## Begin

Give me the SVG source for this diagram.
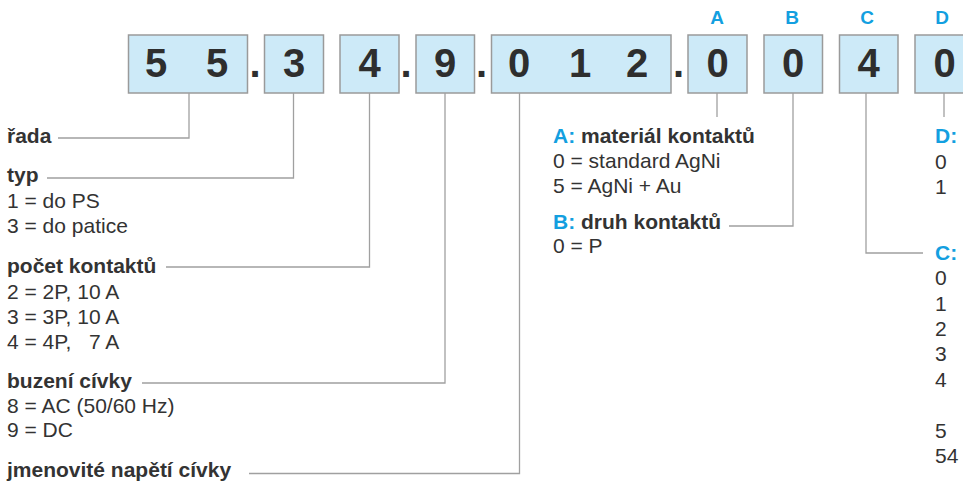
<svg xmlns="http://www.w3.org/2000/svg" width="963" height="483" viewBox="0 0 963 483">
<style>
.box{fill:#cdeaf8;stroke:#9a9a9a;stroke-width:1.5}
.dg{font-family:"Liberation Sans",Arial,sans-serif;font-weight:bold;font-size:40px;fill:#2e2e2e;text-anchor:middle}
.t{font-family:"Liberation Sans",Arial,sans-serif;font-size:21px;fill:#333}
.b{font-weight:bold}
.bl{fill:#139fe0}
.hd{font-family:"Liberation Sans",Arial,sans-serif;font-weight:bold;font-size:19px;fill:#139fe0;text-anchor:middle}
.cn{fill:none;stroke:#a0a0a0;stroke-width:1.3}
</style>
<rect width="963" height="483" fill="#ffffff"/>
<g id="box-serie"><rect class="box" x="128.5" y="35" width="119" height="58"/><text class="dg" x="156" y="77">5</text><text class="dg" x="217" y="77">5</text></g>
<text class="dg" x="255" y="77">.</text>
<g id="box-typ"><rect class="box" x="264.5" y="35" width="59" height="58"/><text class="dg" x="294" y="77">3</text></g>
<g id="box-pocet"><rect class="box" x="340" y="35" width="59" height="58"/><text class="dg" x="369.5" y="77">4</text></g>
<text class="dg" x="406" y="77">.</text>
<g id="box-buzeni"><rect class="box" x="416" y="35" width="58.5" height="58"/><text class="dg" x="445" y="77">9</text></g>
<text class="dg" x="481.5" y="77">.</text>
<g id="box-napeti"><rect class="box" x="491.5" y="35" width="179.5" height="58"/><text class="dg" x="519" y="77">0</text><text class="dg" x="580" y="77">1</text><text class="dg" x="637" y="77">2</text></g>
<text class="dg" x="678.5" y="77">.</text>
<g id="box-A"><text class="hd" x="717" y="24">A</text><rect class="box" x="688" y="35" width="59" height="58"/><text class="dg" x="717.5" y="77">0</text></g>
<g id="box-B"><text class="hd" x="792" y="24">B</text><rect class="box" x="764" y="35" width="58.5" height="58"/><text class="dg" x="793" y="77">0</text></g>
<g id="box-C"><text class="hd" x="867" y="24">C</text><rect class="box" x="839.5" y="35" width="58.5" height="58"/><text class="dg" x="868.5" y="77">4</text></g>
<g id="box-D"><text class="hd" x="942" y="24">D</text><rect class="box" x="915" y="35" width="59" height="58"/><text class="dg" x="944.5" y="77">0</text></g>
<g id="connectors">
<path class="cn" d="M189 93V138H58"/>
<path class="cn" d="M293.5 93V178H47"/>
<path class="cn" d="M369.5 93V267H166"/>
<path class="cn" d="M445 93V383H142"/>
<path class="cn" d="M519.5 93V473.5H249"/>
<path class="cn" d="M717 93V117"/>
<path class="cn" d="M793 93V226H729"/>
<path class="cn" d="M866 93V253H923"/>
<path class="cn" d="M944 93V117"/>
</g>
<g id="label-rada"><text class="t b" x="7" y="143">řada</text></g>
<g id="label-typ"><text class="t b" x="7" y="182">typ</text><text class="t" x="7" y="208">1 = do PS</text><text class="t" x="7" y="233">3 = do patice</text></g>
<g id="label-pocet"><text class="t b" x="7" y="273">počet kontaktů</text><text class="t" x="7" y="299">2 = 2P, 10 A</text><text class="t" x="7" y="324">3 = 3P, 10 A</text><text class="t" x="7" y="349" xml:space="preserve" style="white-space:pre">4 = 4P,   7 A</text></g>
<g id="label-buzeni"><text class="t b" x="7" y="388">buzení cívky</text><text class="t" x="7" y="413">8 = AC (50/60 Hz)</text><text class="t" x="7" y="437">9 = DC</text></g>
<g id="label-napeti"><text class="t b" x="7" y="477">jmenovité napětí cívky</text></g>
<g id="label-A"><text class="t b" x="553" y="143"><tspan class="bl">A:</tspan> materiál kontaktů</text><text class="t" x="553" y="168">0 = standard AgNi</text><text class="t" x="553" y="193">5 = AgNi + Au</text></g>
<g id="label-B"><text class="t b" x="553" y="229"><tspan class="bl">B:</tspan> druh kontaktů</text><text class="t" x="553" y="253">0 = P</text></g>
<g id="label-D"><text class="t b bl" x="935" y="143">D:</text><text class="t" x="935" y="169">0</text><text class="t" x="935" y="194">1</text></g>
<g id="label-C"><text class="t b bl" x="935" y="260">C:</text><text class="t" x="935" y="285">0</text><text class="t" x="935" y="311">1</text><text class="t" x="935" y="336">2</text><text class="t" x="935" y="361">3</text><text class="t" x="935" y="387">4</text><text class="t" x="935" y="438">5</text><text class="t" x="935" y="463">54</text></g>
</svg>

## End

▸ **WHAT YOU WILL DO**
Every line above should be returned exactly; the pictures stay out.

▸ **SOLUTION BELOW**
Give me the SVG source for this diagram.
<svg xmlns="http://www.w3.org/2000/svg" width="963" height="483" viewBox="0 0 963 483">
<style>
.box{fill:#cdeaf8;stroke:#9a9a9a;stroke-width:1.5}
.dg{font-family:"Liberation Sans",Arial,sans-serif;font-weight:bold;font-size:40px;fill:#2e2e2e;text-anchor:middle}
.t{font-family:"Liberation Sans",Arial,sans-serif;font-size:21px;fill:#333}
.b{font-weight:bold}
.bl{fill:#139fe0}
.hd{font-family:"Liberation Sans",Arial,sans-serif;font-weight:bold;font-size:19px;fill:#139fe0;text-anchor:middle}
.cn{fill:none;stroke:#a0a0a0;stroke-width:1.3}
</style>
<rect width="963" height="483" fill="#ffffff"/>
<g id="box-serie"><rect class="box" x="128.5" y="35" width="119" height="58"/><text class="dg" x="156" y="77">5</text><text class="dg" x="217" y="77">5</text></g>
<text class="dg" x="255" y="77">.</text>
<g id="box-typ"><rect class="box" x="264.5" y="35" width="59" height="58"/><text class="dg" x="294" y="77">3</text></g>
<g id="box-pocet"><rect class="box" x="340" y="35" width="59" height="58"/><text class="dg" x="369.5" y="77">4</text></g>
<text class="dg" x="406" y="77">.</text>
<g id="box-buzeni"><rect class="box" x="416" y="35" width="58.5" height="58"/><text class="dg" x="445" y="77">9</text></g>
<text class="dg" x="481.5" y="77">.</text>
<g id="box-napeti"><rect class="box" x="491.5" y="35" width="179.5" height="58"/><text class="dg" x="519" y="77">0</text><text class="dg" x="580" y="77">1</text><text class="dg" x="637" y="77">2</text></g>
<text class="dg" x="678.5" y="77">.</text>
<g id="box-A"><text class="hd" x="717" y="24">A</text><rect class="box" x="688" y="35" width="59" height="58"/><text class="dg" x="717.5" y="77">0</text></g>
<g id="box-B"><text class="hd" x="792" y="24">B</text><rect class="box" x="764" y="35" width="58.5" height="58"/><text class="dg" x="793" y="77">0</text></g>
<g id="box-C"><text class="hd" x="867" y="24">C</text><rect class="box" x="839.5" y="35" width="58.5" height="58"/><text class="dg" x="868.5" y="77">4</text></g>
<g id="box-D"><text class="hd" x="942" y="24">D</text><rect class="box" x="915" y="35" width="59" height="58"/><text class="dg" x="944.5" y="77">0</text></g>
<g id="connectors">
<path class="cn" d="M189 93V138H58"/>
<path class="cn" d="M293.5 93V178H47"/>
<path class="cn" d="M369.5 93V267H166"/>
<path class="cn" d="M445 93V383H142"/>
<path class="cn" d="M519.5 93V473.5H249"/>
<path class="cn" d="M717 93V117"/>
<path class="cn" d="M793 93V226H729"/>
<path class="cn" d="M866 93V253H923"/>
<path class="cn" d="M944 93V117"/>
</g>
<g id="label-rada"><text class="t b" x="7" y="143">řada</text></g>
<g id="label-typ"><text class="t b" x="7" y="182">typ</text><text class="t" x="7" y="208">1 = do PS</text><text class="t" x="7" y="233">3 = do patice</text></g>
<g id="label-pocet"><text class="t b" x="7" y="273">počet kontaktů</text><text class="t" x="7" y="299">2 = 2P, 10 A</text><text class="t" x="7" y="324">3 = 3P, 10 A</text><text class="t" x="7" y="349" xml:space="preserve" style="white-space:pre">4 = 4P,   7 A</text></g>
<g id="label-buzeni"><text class="t b" x="7" y="388">buzení cívky</text><text class="t" x="7" y="413">8 = AC (50/60 Hz)</text><text class="t" x="7" y="437">9 = DC</text></g>
<g id="label-napeti"><text class="t b" x="7" y="477">jmenovité napětí cívky</text></g>
<g id="label-A"><text class="t b" x="553" y="143"><tspan class="bl">A:</tspan> materiál kontaktů</text><text class="t" x="553" y="168">0 = standard AgNi</text><text class="t" x="553" y="193">5 = AgNi + Au</text></g>
<g id="label-B"><text class="t b" x="553" y="229"><tspan class="bl">B:</tspan> druh kontaktů</text><text class="t" x="553" y="253">0 = P</text></g>
<g id="label-D"><text class="t b bl" x="935" y="143">D:</text><text class="t" x="935" y="169">0</text><text class="t" x="935" y="194">1</text></g>
<g id="label-C"><text class="t b bl" x="935" y="260">C:</text><text class="t" x="935" y="285">0</text><text class="t" x="935" y="311">1</text><text class="t" x="935" y="336">2</text><text class="t" x="935" y="361">3</text><text class="t" x="935" y="387">4</text><text class="t" x="935" y="438">5</text><text class="t" x="935" y="463">54</text></g>
</svg>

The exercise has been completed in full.